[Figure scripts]
:::::

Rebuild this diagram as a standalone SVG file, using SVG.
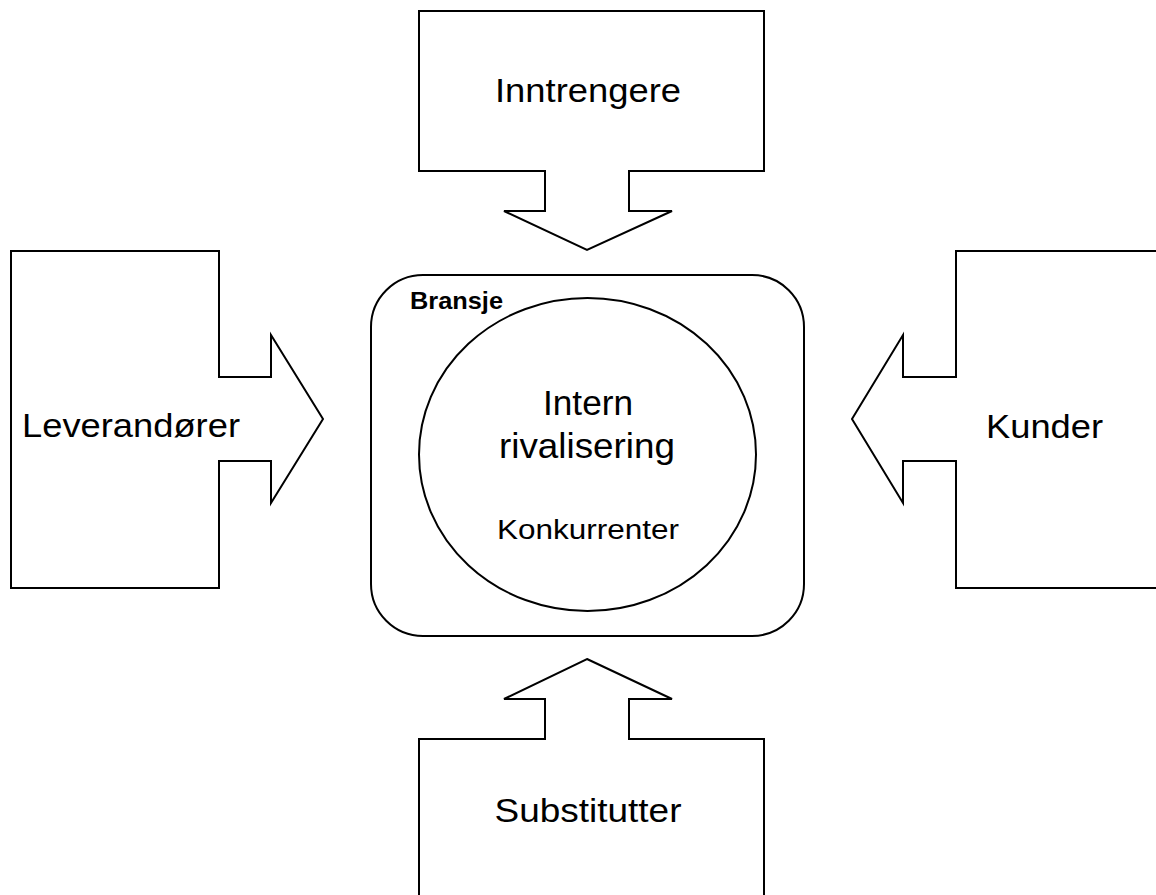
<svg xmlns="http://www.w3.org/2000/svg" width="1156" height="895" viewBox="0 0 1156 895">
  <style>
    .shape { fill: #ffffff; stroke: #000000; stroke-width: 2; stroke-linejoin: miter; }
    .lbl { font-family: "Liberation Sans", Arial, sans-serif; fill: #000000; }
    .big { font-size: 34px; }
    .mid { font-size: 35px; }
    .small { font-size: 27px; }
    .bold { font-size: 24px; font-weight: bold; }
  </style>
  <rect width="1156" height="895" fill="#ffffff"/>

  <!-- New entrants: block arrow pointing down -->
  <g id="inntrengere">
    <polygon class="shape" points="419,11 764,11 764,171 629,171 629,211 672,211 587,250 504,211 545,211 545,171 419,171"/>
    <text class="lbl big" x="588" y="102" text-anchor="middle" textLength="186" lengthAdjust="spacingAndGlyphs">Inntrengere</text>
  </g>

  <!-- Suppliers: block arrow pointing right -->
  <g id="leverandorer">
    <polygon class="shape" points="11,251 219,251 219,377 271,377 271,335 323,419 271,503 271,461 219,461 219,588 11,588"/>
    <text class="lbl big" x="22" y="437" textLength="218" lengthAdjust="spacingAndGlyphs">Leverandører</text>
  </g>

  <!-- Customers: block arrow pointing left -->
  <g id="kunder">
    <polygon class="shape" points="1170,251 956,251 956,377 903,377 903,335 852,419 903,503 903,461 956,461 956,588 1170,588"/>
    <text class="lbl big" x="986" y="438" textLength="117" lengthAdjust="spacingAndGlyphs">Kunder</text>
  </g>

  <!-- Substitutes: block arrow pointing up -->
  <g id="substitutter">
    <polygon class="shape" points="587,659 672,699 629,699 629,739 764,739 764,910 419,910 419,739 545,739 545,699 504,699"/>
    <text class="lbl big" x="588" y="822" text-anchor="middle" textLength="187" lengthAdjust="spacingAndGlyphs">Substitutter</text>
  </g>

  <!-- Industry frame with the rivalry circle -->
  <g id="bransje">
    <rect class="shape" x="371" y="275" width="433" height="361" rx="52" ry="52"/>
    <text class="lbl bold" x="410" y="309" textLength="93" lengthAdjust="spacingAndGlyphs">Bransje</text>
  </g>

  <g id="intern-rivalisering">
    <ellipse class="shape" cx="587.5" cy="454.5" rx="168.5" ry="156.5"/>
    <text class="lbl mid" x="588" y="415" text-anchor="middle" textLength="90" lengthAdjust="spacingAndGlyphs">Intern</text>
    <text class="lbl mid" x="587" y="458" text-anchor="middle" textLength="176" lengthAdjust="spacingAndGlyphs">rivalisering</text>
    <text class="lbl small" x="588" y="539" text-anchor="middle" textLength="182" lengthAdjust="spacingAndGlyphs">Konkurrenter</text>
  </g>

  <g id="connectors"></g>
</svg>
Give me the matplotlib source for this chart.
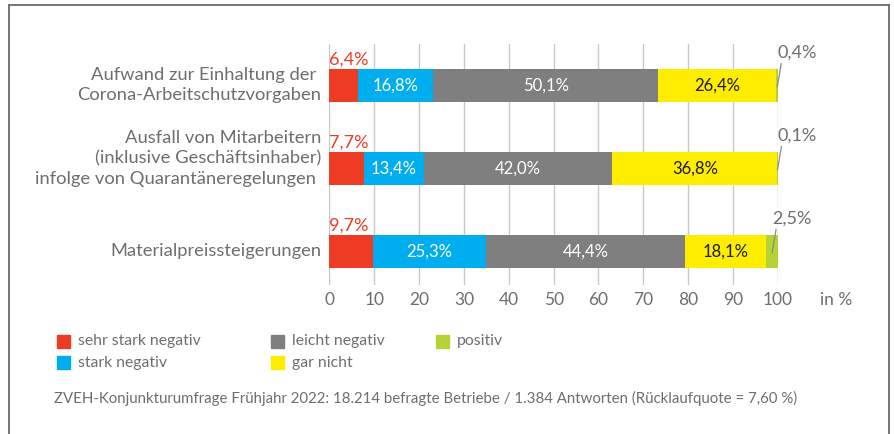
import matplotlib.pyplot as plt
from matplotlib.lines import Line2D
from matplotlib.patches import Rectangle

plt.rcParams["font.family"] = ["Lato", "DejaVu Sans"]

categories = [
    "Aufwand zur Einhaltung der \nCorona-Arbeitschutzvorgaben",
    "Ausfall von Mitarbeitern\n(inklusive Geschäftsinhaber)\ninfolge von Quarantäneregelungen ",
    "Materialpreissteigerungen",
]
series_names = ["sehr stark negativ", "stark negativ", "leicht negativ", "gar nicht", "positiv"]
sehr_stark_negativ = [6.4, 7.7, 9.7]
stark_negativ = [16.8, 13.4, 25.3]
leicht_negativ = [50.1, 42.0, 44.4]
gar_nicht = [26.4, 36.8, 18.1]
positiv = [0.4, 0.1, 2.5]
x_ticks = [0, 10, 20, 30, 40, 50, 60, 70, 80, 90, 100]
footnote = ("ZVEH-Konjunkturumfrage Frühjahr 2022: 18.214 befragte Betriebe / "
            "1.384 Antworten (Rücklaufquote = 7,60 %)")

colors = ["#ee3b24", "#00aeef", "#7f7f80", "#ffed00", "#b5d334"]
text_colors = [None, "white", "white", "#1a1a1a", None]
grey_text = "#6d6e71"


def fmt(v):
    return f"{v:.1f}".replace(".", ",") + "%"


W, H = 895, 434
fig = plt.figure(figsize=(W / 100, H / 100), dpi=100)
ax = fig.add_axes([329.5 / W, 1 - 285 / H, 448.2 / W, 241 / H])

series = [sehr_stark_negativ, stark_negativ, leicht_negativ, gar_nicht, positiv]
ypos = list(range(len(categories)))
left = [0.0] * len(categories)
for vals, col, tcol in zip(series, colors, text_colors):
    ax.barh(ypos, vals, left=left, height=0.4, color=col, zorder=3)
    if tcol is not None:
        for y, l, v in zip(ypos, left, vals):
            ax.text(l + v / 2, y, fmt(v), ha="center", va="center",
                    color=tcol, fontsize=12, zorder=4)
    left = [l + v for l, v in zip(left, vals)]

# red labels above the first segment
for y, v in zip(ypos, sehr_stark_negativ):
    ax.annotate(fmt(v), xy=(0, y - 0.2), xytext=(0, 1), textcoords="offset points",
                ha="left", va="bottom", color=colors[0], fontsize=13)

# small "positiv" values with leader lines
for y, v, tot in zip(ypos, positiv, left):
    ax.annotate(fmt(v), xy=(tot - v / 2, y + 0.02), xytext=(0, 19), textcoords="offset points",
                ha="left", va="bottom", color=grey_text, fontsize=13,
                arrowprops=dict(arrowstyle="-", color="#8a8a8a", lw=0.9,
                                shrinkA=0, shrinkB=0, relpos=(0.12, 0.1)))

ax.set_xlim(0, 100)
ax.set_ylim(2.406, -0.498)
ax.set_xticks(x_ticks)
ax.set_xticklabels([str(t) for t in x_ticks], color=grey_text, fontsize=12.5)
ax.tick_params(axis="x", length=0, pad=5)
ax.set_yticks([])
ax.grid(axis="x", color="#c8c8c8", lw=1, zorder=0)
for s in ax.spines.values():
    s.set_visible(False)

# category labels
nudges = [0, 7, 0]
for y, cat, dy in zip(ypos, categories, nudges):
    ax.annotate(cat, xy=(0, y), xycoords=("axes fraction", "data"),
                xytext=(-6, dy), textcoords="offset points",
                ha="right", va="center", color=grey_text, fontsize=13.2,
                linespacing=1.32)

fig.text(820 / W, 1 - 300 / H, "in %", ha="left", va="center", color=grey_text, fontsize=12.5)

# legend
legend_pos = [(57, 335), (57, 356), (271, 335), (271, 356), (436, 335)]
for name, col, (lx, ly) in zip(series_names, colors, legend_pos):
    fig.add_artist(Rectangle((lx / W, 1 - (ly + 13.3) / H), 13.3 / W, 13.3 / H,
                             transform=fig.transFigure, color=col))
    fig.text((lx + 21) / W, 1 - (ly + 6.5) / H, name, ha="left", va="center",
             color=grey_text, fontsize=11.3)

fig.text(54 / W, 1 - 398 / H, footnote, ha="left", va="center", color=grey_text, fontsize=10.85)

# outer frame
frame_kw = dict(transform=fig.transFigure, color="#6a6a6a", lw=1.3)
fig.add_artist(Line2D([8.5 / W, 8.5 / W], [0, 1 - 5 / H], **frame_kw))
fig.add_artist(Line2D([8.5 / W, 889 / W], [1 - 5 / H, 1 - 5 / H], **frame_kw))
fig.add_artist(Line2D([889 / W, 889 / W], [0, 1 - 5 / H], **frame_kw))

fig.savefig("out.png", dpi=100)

:::::

→ WORK TO COMPLETE: What's needed is an exact copy of the lines above from the one with "Give me the matplotlib source for this chart." through the one with "ax = fig.add_axes([329.5", both included; the pictures stay out.

→ EXERCISE OUTPUT:
Give me the matplotlib source for this chart.
import matplotlib.pyplot as plt
from matplotlib.lines import Line2D
from matplotlib.patches import Rectangle

plt.rcParams["font.family"] = ["Lato", "DejaVu Sans"]

categories = [
    "Aufwand zur Einhaltung der \nCorona-Arbeitschutzvorgaben",
    "Ausfall von Mitarbeitern\n(inklusive Geschäftsinhaber)\ninfolge von Quarantäneregelungen ",
    "Materialpreissteigerungen",
]
series_names = ["sehr stark negativ", "stark negativ", "leicht negativ", "gar nicht", "positiv"]
sehr_stark_negativ = [6.4, 7.7, 9.7]
stark_negativ = [16.8, 13.4, 25.3]
leicht_negativ = [50.1, 42.0, 44.4]
gar_nicht = [26.4, 36.8, 18.1]
positiv = [0.4, 0.1, 2.5]
x_ticks = [0, 10, 20, 30, 40, 50, 60, 70, 80, 90, 100]
footnote = ("ZVEH-Konjunkturumfrage Frühjahr 2022: 18.214 befragte Betriebe / "
            "1.384 Antworten (Rücklaufquote = 7,60 %)")

colors = ["#ee3b24", "#00aeef", "#7f7f80", "#ffed00", "#b5d334"]
text_colors = [None, "white", "white", "#1a1a1a", None]
grey_text = "#6d6e71"


def fmt(v):
    return f"{v:.1f}".replace(".", ",") + "%"


W, H = 895, 434
fig = plt.figure(figsize=(W / 100, H / 100), dpi=100)
ax = fig.add_axes([329.5 / W, 1 - 285 / H, 448.2 / W, 241 / H])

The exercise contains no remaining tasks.